Thank you for your help I appreciate any feedback!


----------



## TreydaJedi (Feb 7, 2018)

Since i'm new to the forum i'm unable to post a link to the chart for reference But if you goo to the EVO website you can find the never-summer-snowboard-size-chart i'm referring to.

Thanks again for any help!


----------



## Snow Hound (Jul 21, 2012)

180 lbs? Get the 157.


----------



## kriegs13 (Nov 28, 2016)

Snow Hound said:


> 180 lbs? Get the 157.


what he said. its not like you'd fold the 154 in half but you'll get more out of the 157. you could go with a proto x and size down a bit. I have a 54 funlinger x and rode it no problem when I was 190-200


----------



## Captn_K (Apr 1, 2017)

It's really personal preference and depends on your riding style. If you are into euro carves and intend to ride this board aggressively (fast) go with the 157. If you are getting it to play around at the park then get the 154. Either way you are about to step into awesomeness !!


----------



## fr3nzy (Jan 22, 2018)

TreydaJedi said:


> Hello Forum!
> 
> After doing a ton of research i'm about to pull the trigger on the Proto Type Two! I'm kind of in between board sizes though and i was wondering if i could get some other opinions on what might be best for me.
> 
> ...


I want you to know that I am extremely jealous of you. Like you can't imagine. I'm 5'4, 170#, and a 6.5/7 boot. I would kill for even one boot size bigger. 

Being basically the same size as you (save shoe size), I just demoed the PT2 154 yesterday in some fresh CO powder. What are your stance angles? If you carry decent angles in both feet, you could get away with the 154 and have a blast. If, however, you square up your back foot, you'll definitely want the 157. Weight-wise either will be fine, I would focus specifically on width and your feet.
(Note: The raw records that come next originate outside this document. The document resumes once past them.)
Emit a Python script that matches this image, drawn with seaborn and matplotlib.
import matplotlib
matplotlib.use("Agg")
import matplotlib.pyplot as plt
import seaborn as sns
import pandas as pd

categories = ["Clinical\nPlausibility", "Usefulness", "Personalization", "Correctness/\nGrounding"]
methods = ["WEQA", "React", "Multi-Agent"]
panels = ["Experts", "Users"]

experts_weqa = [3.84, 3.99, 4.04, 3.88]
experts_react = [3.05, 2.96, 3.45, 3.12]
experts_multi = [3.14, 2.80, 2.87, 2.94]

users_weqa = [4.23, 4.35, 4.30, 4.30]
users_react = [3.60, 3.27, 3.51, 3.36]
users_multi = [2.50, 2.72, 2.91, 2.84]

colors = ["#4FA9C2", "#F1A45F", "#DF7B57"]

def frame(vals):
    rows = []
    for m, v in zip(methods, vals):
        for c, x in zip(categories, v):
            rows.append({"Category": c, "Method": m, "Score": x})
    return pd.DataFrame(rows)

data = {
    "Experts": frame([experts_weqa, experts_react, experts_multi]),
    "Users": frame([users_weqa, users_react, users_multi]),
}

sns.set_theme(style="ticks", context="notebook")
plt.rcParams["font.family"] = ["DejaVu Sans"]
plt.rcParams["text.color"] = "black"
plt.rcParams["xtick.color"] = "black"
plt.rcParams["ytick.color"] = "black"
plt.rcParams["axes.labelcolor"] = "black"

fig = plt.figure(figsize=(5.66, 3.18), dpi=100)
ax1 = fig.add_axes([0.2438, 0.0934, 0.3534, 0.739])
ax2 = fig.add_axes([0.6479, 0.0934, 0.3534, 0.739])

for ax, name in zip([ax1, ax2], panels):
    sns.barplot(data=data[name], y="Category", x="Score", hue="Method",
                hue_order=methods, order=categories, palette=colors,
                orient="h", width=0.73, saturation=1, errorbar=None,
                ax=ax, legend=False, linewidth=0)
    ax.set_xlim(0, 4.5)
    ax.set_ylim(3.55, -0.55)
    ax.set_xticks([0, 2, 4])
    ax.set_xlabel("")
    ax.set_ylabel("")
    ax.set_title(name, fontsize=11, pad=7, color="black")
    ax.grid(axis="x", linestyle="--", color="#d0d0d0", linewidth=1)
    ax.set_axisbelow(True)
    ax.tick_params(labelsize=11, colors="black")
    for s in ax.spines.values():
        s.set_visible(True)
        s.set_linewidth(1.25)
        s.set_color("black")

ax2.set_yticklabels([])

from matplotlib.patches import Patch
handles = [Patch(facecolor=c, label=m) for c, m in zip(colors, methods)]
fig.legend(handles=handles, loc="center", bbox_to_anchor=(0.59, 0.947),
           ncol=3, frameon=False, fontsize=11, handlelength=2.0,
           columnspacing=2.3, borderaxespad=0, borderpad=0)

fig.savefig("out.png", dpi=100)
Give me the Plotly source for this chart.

Sent from my Pixel using Tapatalk


----------



## SnowDragon (Apr 23, 2012)

It doesn't matter which size you get in the Proto Type Two.
Any size of that board is far and away superior to any other board on the market.
You can't make a wrong decision buying that board!!
:nerd:

>


----------



## jae (Nov 27, 2015)

freestyle, go with the 154, all mtn, go with the 157. you can size down on this board np.


----------



## NCRider (Feb 5, 2018)

I have demoed last year's Proto. Not sure if it's the same as this year's. It is one hell of a board! So playful. I would highly recommend it. Was over my budget so I ended up getting a used Endeavor. Kinda regret it.


----------



## TreydaJedi (Feb 7, 2018)

*Thanks!*

Thanks for all the input everyone! I purchased the 157 and just had it waxed up/detuned yesterday. Heading to the mountain this weekend and will report back with results!!


----------



## linvillegorge (Jul 6, 2009)

There's not going to be a massive difference in the same board 3cm apart. The 154 will be a little more agile, the 157 will be a little more stable. Which would you prefer?


----------



## woodhouse (Jan 18, 2013)

Im also eyeing the proto and am on the fence about sizing as well

Im 5'10 185lbs, I wear an 11-11.5 boot
Some people tell me to go wide, other people tell me id be fine with a reg, i know guys with a sz 12 boot who ride reg, i can tell you im not skilled enough to carve at a hard enough angle to ever catcha toe.. I don't think lol 

I demoed a funslinger in a 157x and i loved it, but im leaning towards the proto cause i really never hit park

I'm looking for something i can do freestyle all mtn, looking to learn butters and spins but mostly cruise down the mountain. .. Stuff that keeps my fragile ass out of the air lol

So assuming i did get the wide, the proto comes in 155x and 158x, the slinger felt great at 157x, ideally id like a proto in a 56x or 57x,im not sure how much a difference 157 to a 158 would be


----------



## jae (Nov 27, 2015)

woodhouse said:


> Im also eyeing the proto and am on the fence about sizing as well
> 
> Im 5'10 185lbs, I wear an 11-11.5 boot
> Some people tell me to go wide, other people tell me id be fine with a reg, i know guys with a sz 12 boot who ride reg, i can tell you im not skilled enough to carve at a hard enough angle to ever catcha toe.. I don't think lol
> ...


 you don't have to hit the park with a funslinger...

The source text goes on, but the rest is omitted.